Le phare est aussi le premier produit qui se casse dans les accidents. Nous devons donc être prêts à fournir les garagistes le plus rapidement possible. Les automobilistes n’aiment pas que leur voiture soit longtemps immobilisée.
Dans quel état avez-vous trouvé Ichikoh à votre arrivée ?
Durant les sept exercices de 2006 à 2012, nos ventes avaient baissé. Depuis 2013, elles augmentent chaque année. Pourquoi ? La qualité de nos produits avait baissé, et nos coûts de production étaient trop élevés. Nous avons donc mis en place des outils de mesure de la qualité très stricts, avec un objectif d’amélioration permanente. Je me suis beaucoup inspiré des « cinq axes de l’excellence opérationnelle » en vigueur chez Valeo : qualité totale, innovation constante, intégration des fournisseurs, système de production optimisé et implication du personnel.
D’autre part, Ichikoh demeurait traumatisé par sa sortie du keiretsu Nissan, qui l’obligeait à devenir indépendant, et par conséquent plus compétitif. Nous devions nous atteler à comprendre les clients, en particulier tous nos nouveaux clients japonais et non japonais. Nous les interrogeons régulièrement et tenons compte de leurs réactions.
Comment parvenez-vous à augmenter vos ventes sur le marché japonais, dont la taille baisse toujours ?
Quand je suis arrivé chez Ichikoh, je suis d’abord allé voir le président du syndicat. Je me suis étonné, avec lui, du fait que nos ventes baissaient au Japon. Avec mon équipe, nous sommes partis de ce constat, avons étudié le marché et conclu qu’on pouvait croître aussi ici. À l’époque, on ne jurait que par la Chine et autres payslow-cost. Aujourd’hui, nos clients préfèrent acheter au Japon. Il est vrai que nous sommes sur un marché structurellement en baisse, avec une population qui vieillit et qui diminue. Mais nous pouvons aider les constructeurs, par exemple en leur donnant des conseils d’innovation et de design qui rendront leurs voitures plus attrayantes. Vous savez que le phare est la partie de la voiture que 20% des acheteurs d’automobile regardent en premier ?
L’industrie automobile japonaise est en train de se délocaliser, mais Ichikoh a fait le pari ces dernières années d’investir au Japon. Pourquoi ?
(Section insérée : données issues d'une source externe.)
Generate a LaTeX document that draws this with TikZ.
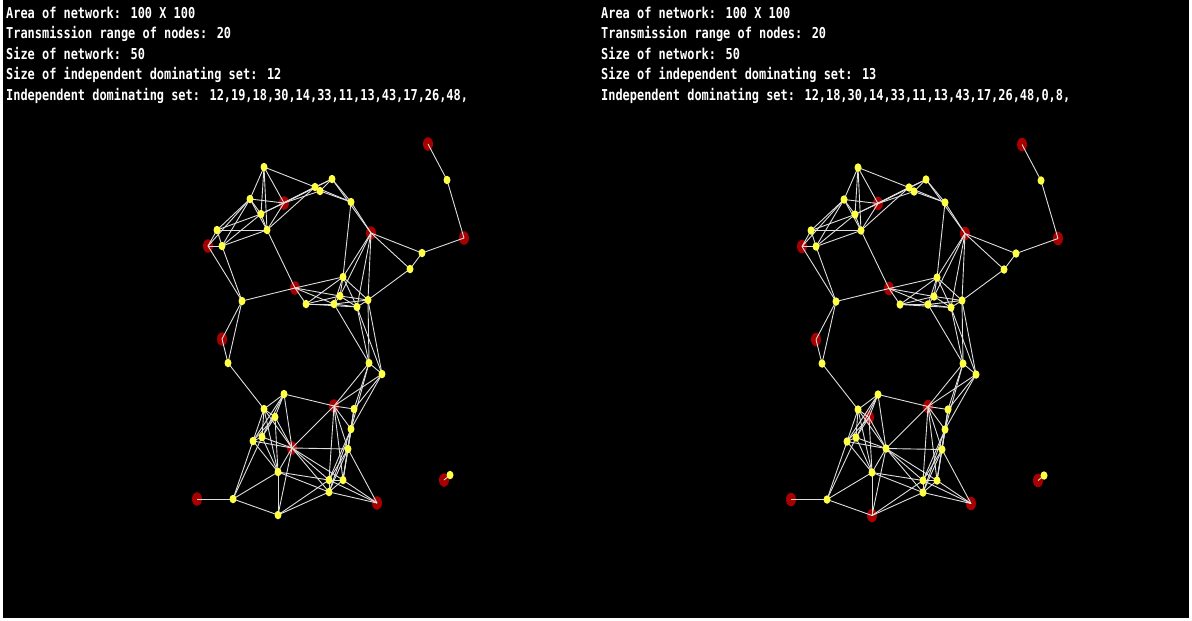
\documentclass[tikz,border=0pt]{standalone}
\usepackage{fontspec}
\usetikzlibrary{shapes.geometric}
\newfontfamily\dosfont[FakeStretch=0.795]{DejaVu Sans Mono}
\definecolor{nodered}{RGB}{168,0,0}
\definecolor{nodeyellow}{RGB}{255,255,70}
\definecolor{edgegray}{RGB}{222,222,222}
\tikzset{
  ynode/.style={ellipse, fill=nodeyellow, minimum width=7pt, minimum height=8.5pt, inner sep=0pt},
  rnode/.style={ellipse, fill=nodered, minimum width=10pt, minimum height=13.5pt, inner sep=0pt},
  edge/.style={draw=edgegray, line width=0.9pt},
  info/.style={text=white, font=\dosfont\bfseries\fontsize{15}{15}\selectfont, anchor=base west, inner sep=0pt}
}
% x/y/left-red/right-red
\def\pts{264/167/0/0, 332/179/0/0, 315/187/0/0, 320/191/0/0, 250/199/0/0,
284/203/1/1, 351/202/0/0, 261/214/0/0, 217/230/0/0, 267/230/0/0,
371/233/1/1, 208/246/1/1, 222/246/0/0, 343/277/0/0, 295/288/1/1,
242/301/0/0, 340/296/0/0, 306/304/0/0, 334/304/0/0, 357/307/0/0,
368/300/0/0, 428/144/1/1, 447/180/0/0, 464/238/1/1, 422/253/0/0,
410/269/0/0, 222/339/1/1, 228/363/0/0, 369/363/0/0, 382/374/0/0,
284/394/0/0, 264/409/0/0, 334/406/1/1, 354/409/0/0, 275/417/0/1,
351/429/0/0, 262/437/0/0, 253/441/0/0, 292/448/1/0, 348/449/0/0,
278/472/0/0, 329/480/0/0, 343/480/0/0, 329/492/0/0, 197/499/1/1,
233/499/0/0, 377/503/1/1, 278/515/0/1, 444/480/1/1, 450/475/0/0}
\begin{document}
\begin{tikzpicture}[x=1pt,y=-1pt]
\fill[white] (0,0) rectangle (1192,621);
\fill[black] (3,0) rectangle (1189,618);
\useasboundingbox (0,0) rectangle (1192,621);
% positions
\foreach \px/\py/\fl/\fr [count=\i] in \pts {
  \coordinate (Lc\i) at (\px,\py);
  \coordinate (Rc\i) at (\px+594,\py+0.5);
}
% red nodes
\foreach \px/\py/\fl/\fr [count=\i] in \pts {
  \ifnum\fl=1 \node[rnode] (Ln\i) at (Lc\i) {};\fi
  \ifnum\fr=1 \node[rnode] (Rn\i) at (Rc\i) {};\fi
}
% connectors: nodes within transmission range
\foreach \xa/\ya/\fa/\fb [count=\i] in \pts {
  \foreach \xb/\yb/\fc/\fd [count=\j] in \pts {
    \ifnum\j>\i
      \pgfmathtruncatemacro\ok{(((\xa-\xb)/58)*((\xa-\xb)/58)+((\ya-\yb)/77)*((\ya-\yb)/77))<1}
      \ifnum\ok=1
        \draw[edge] (Lc\i) -- (Lc\j);
        \draw[edge] (Rc\i) -- (Rc\j);
      \fi
    \fi
  }
}
% yellow nodes
\foreach \px/\py/\fl/\fr [count=\i] in \pts {
  \ifnum\fl=0 \node[ynode] (Ln\i) at (Lc\i) {};\fi
  \ifnum\fr=0 \node[ynode] (Rn\i) at (Rc\i) {};\fi
}
% texts
\node[info] (tl1) at (6,18) {Area of network: 100 X 100};
\node[info] (tl2) at (6,38.5) {Transmission range of nodes: 20};
\node[info] (tl3) at (6,59) {Size of network: 50};
\node[info] (tl4) at (6,79.5) {Size of independent dominating set: 12};
\node[info] (tl5) at (6,100) {Independent dominating set: 12,19,18,30,14,33,11,13,43,17,26,48,};
\node[info] (tr1) at (601,18) {Area of network: 100 X 100};
\node[info] (tr2) at (601,38.5) {Transmission range of nodes: 20};
\node[info] (tr3) at (601,59) {Size of network: 50};
\node[info] (tr4) at (601,79.5) {Size of independent dominating set: 13};
\node[info] (tr5) at (601,100) {Independent dominating set: 12,18,30,14,33,11,13,43,17,26,48,0,8,};
\end{tikzpicture}
\end{document}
Nous sortons d’une période difficile, qui nous a obligés à réduire nos effectifs, où tous les employés ont dû faire des efforts, durant laquelle nous avons eu le soutien du syndicat. Nous allons de mieux en mieux, et nous devons investir au Japon pour répondre à la demande. Nous devons préserver l’intimité très étroite qui existe dans ce pays entre constructeurs et fournisseurs. Au Japon, il est entendu que le constructeur prend tous les risques face au client final, et il doit se reposer sur des fournisseurs solides. Pendant la crise de Fukushima, nous avons dû arrêter la production pendant quatre mois, mais nous l’avons rattrapée. Lorsque, l’an dernier, la neige a paralysé la préfecture de Gunma, avec 70 centimètres de neige dehors, nous avons aussi dû maintenir notre rythme de production.
Beaucoup de gens craignaient l’émergence de la Corée du Sud et de la Chine dans votre industrie, au détriment du Japon. Cela n’a pas vraiment eu lieu. Comment expliquez-vous cette résilience ?
Pour des produits comme les nôtres, le ticket d’entrée est très élevé. Il nécessite non seulement d’avoir développé des produits, mais aussi des techniques de production très sophistiquées. Peu d’acteurs nouveaux peuvent nous concurrencer.
La majorité de vos clients sont japonais. Est-ce un danger pour l’avenir ?
Les constructeurs automobiles japonais occupent encore 30% du marché mondial ! Nous fournissons aussi d’autres constructeurs, comme Ford en Thaïlande par exemple. Nous sommes très forts en Asie, mais lorsque nous sommes sollicités pour aller hors d'Asie, nous essayons d’y aller avec Valeo, pour tirer profit au maximum de nos synergies.